Is this bad performance for large array? Because it will make unnecessary copy of the array.

I see the initial implement
impl From<[T; N]> for Vec<T> by jyn514 · Pull Request #68692 · rust-lang/rust · GitHub, there is a LengthAtMost32.
This is reasonable for forcing the user not to pass the large array.

But in https://github.com/rust-lang/rust/pull/74060 , the LengthAtMost32 was removed.

And I see [stackoverflow somelink] , it is said that large array passed by value will actually optimized to by reference . And I tested, it is not true.

the stackoverflow link is: performance - Should I pass a large array by reference or value? - Stack Overflow

How should this be implemented otherwise? To create Vec<T>, no matter how, one must copy Ts into the allocated container, anyway.

The unnecessary copy is on the stack. And Vec will allocate the memory on the heap and copy the array again.

The current implementation doesn't copy the array even single time in many cases.

2 Likes

How so? And more importantly, how else would you implement moving elements out of the array and into the vector, if not through passing it by value?

I write some code to test if the compiler will copy the array on the stack when it is passed by value.

fn main() {
	let h = Builder::new()
		.stack_size(2048)
		.spawn(|| {
			let arr = [0; 6000];
			println!("{}", arr[0]);
			//println!("ptr = {:?}", &arr as *const i32);
			call_by_value(arr);
		})
		.unwrap();
	h.join().unwrap();
}

fn call_by_value<const N: usize>(arr: [i32; N]) {
	//println!("in func arr addr = {:?}", &arr as *const i32);
	println!("{}", arr[0]);
}

I create an array on the stack, the size is about half the stack size. Once the program crash with stack overflow, it means that the array is copied. note: I run this in release build.

I find if I access the array in some ways both in the caller and callee functions will make the array copied.
For example, println!("{}", arr[0]) or cast to pointer. But code like:

let x = arr[0];
println!("{}",x);

won't let the array copied.

So in the standard library, they are special cases that compiler can optimized. But when we write our code, we should always use reference to pass large variables.

In the code you've posted here, arr is about 12 times the specified stack size, not half. It won't fit in even a single stack frame.


"Always" is perhaps too strong here, though using some kind of pointer is often a good idea when dealing with large data. When ownership needs to be transferred, that'll generally be a Box instead of a reference.

Also check out the machine code produced. The only memcpy call is within the backtrace support code which is not called on normal cases. The x86_64 doesn't have implicit memory copy mechanism.

Also note that the call_by_value() function itself is optimized out. There's no function call cost if there's no function call.

3 Likes

What about IntoIter? The way I can just copy a pointer size variable, and take the ownership of whole array.
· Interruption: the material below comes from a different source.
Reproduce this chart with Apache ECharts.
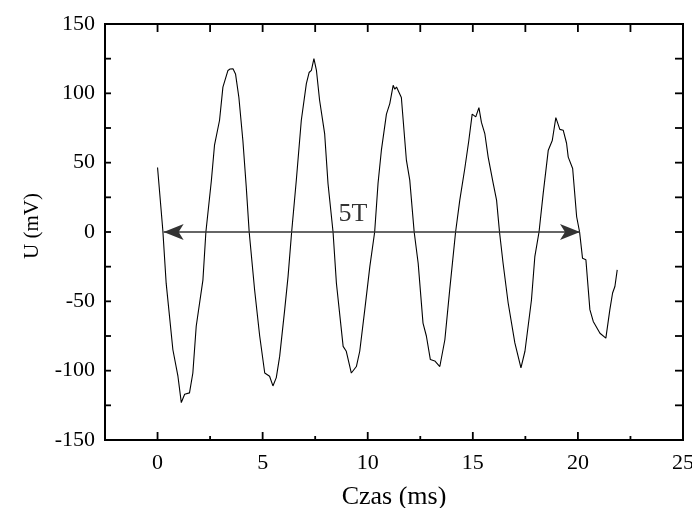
<!DOCTYPE html>
<html>
<head>
<meta charset="utf-8">
<script src="https://cdn.jsdelivr.net/npm/echarts@6/dist/echarts.min.js"></script>
<style>html,body{margin:0;padding:0;background:#fff}#c{width:692px;height:508px}</style>
</head>
<body>
<div id="c"></div>
<script>
// time (ms)
const timeMs = [0.0,0.25,0.41,0.73,0.97,1.13,1.29,1.52,1.68,1.84,2.16,2.3,2.56,2.71,2.95,3.11,3.35,3.45,3.59,3.71,3.87,4.06,4.22,4.36,4.62,4.86,5.1,5.33,5.49,5.65,5.81,6.05,6.21,6.38,6.6,6.84,7.08,7.21,7.32,7.44,7.56,7.71,7.95,8.11,8.35,8.51,8.83,8.98,9.22,9.46,9.62,9.86,10.1,10.33,10.49,10.65,10.89,11.05,11.21,11.29,11.37,11.6,11.84,12.0,12.21,12.4,12.63,12.79,12.98,13.19,13.43,13.67,13.9,14.18,14.38,14.62,14.81,14.97,15.14,15.29,15.41,15.57,15.73,15.97,16.13,16.27,16.44,16.68,17.0,17.29,17.48,17.79,17.95,18.15,18.35,18.59,18.78,18.95,19.14,19.3,19.46,19.54,19.75,19.94,20.08,20.22,20.38,20.57,20.73,21.05,21.33,21.52,21.65,21.76,21.87];
// voltage (mV)
const voltageMv = [46.5,1.4,-36.9,-84.9,-104,-123,-117,-116,-101.7,-68,-34.5,0,37,62.6,80.6,104.5,116.5,117.5,117.7,114,97,66,32.6,0,-42,-75,-101.7,-104,-111,-105,-89.7,-56,-32,0,37,80.6,107,115,116.5,125,116.5,95,71,35,0,-37,-82.5,-86,-101.7,-97,-86,-56,-25,0,35,59,85,92.6,105.8,103,104.5,97,51.8,37.4,0,-22.5,-65.7,-75,-92,-93,-97,-77.7,-41.7,0,23,46,66,85,83,89.7,79,71,54,35,23,0,-22.5,-51,-80,-98,-86,-49,-17.8,0,28,59,66,82.5,74,73.4,64,54,45.8,11,0,-19,-20,-56,-64.5,-73,-76.5,-56,-44,-39.3,-27.3];
// annotation
const arrowStart = 0.29, arrowEnd = 20.1, arrowLevel = 0;
const annotText = '5T', annotX = 9.3, annotY = 13;
// axes
const xMin = -2.5, xMax = 25;
const xMajorTicks = [0,5,10,15,20,25];
const xMinorTicks = [2.5,7.5,12.5,17.5,22.5];
const yMin = -150, yMax = 150;
const yTicks = [-125,-100,-75,-50,-25,0,25,50,75,100,125];

const FONT = 'Liberation Serif';
const chart = echarts.init(document.getElementById('c'));

function xTickRenderer(lenBottom, lenTop){
  return function(params, api){
    const b = api.coord([api.value(0), yMin]);
    const t = api.coord([api.value(0), yMax]);
    const st = {stroke:'#000', lineWidth:1.8};
    return {type:'group', children:[
      {type:'line', shape:{x1:b[0], y1:b[1], x2:b[0], y2:b[1]-lenBottom}, style:st},
      {type:'line', shape:{x1:t[0], y1:t[1], x2:t[0], y2:t[1]+lenTop}, style:st}
    ]};
  };
}
function yTickRenderer(lenLeft, lenRight){
  return function(params, api){
    const l = api.coord([xMin, api.value(1)]);
    const r = api.coord([xMax, api.value(1)]);
    const st = {stroke:'#000', lineWidth:1.8};
    return {type:'group', children:[
      {type:'line', shape:{x1:l[0], y1:l[1], x2:l[0]+lenLeft, y2:l[1]}, style:st},
      {type:'line', shape:{x1:r[0], y1:r[1], x2:r[0]-lenRight, y2:r[1]}, style:st}
    ]};
  };
}

chart.setOption({
  animation:false,
  backgroundColor:'#fff',
  grid:{left:105, right:9, top:24, bottom:68, outerBoundsMode:'none', containLabel:false,
        show:true, borderColor:'#000', borderWidth:2, backgroundColor:'transparent'},
  xAxis:{
    type:'value', position:'bottom', min:xMin, max:xMax, interval:2.5,
    axisLine:{show:false, onZero:false}, splitLine:{show:false},
    axisTick:{show:false},
    axisLabel:{show:true, color:'#000', fontFamily:FONT, fontSize:22, margin:12,
               formatter:v => xMajorTicks.indexOf(v) >= 0 ? String(v) : ''},
    name:'Czas (ms)', nameLocation:'middle', nameGap:44,
    nameTextStyle:{color:'#000', fontFamily:FONT, fontSize:26}
  },
  yAxis:{
    type:'value', position:'left', min:yMin, max:yMax, interval:50,
    axisLine:{show:false, onZero:false}, splitLine:{show:false},
    axisTick:{show:false},
    axisLabel:{show:true, color:'#000', fontFamily:FONT, fontSize:22, margin:10},
    name:'U (mV)', nameLocation:'middle', nameGap:62,
    nameTextStyle:{color:'#000', fontFamily:FONT, fontSize:21, padding:[0,0,0,12]}
  },
  series:[
    {type:'custom', silent:true, clip:false, data:xMajorTicks.map(v=>[v, yMin]), renderItem:xTickRenderer(8, 8)},
    {type:'custom', silent:true, clip:false, data:xMinorTicks.map(v=>[v, yMin]), renderItem:xTickRenderer(4, 8)},
    {type:'custom', silent:true, clip:false, data:yTicks.map(v=>[xMin, v]), renderItem:yTickRenderer(6, 8)},
    {
      type:'line',
      data: timeMs.map((t,i)=>[t, voltageMv[i]]),
      showSymbol:false, symbol:'none',
      lineStyle:{color:'#000', width:1.1},
      markLine:{
        silent:true, symbol:['arrow','arrow'], symbolSize:[12,20],
        label:{show:false},
        lineStyle:{color:'#333', width:1.5, type:'solid'},
        data:[[{coord:[arrowStart, arrowLevel]},{coord:[arrowEnd, arrowLevel]}]]
      }
    },
    {
      type:'scatter', symbolSize:0,
      data:[[annotX, annotY]],
      label:{show:true, position:'inside', formatter:annotText, color:'#000', fontFamily:FONT, fontSize:26}
    }
  ]
});
</script>
</body>
</html>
fn move_element<const N:usize>(arr:&mut [String;N]){
	for x in arr.into_iter()
	{
		drop(x);
	}
}

You don't:

fn move_element<const N: usize>(arr: &mut [String; N]) {
    for x in arr.into_iter() {
        drop(x);
    }
}

fn main() {
    let mut arr = [String::from("first"), String::from("second")];
    move_element(&mut arr);
    println!("{:?}", arr); // prints ["first", "second"]
}

Playground

drop(x) in this case only drops the reference, not the value behind it.

3 Likes

You could std::mem::take() (for T: Default) instead of drop() if you find a situation where it's actually beneficial. But definitely compare (e.g. on Goldbolt), you could lose your memcpy etc.

It doesn't take ownership of the array. into_iter() on a reference-to-array returns an iterator that produces references to the individual items. It does not move the items. Please read the documentation.

I'm not professional at assembly language. And don't know what is "backtrace support code". Do you mean there is an optimized code that will be called in some sitiuation that will not copy the array?

And I have tried this:

In this way, the compiler can't optimized the arr. Becuase if the two arr are same, it will print two same address, this is not correct.

I feel move is cheap in rust. It looks variable alias in some sitiuation. But it is not, it actually copies the memory. Some objects are too large to copy cheaply. Using array is very easy to create large object.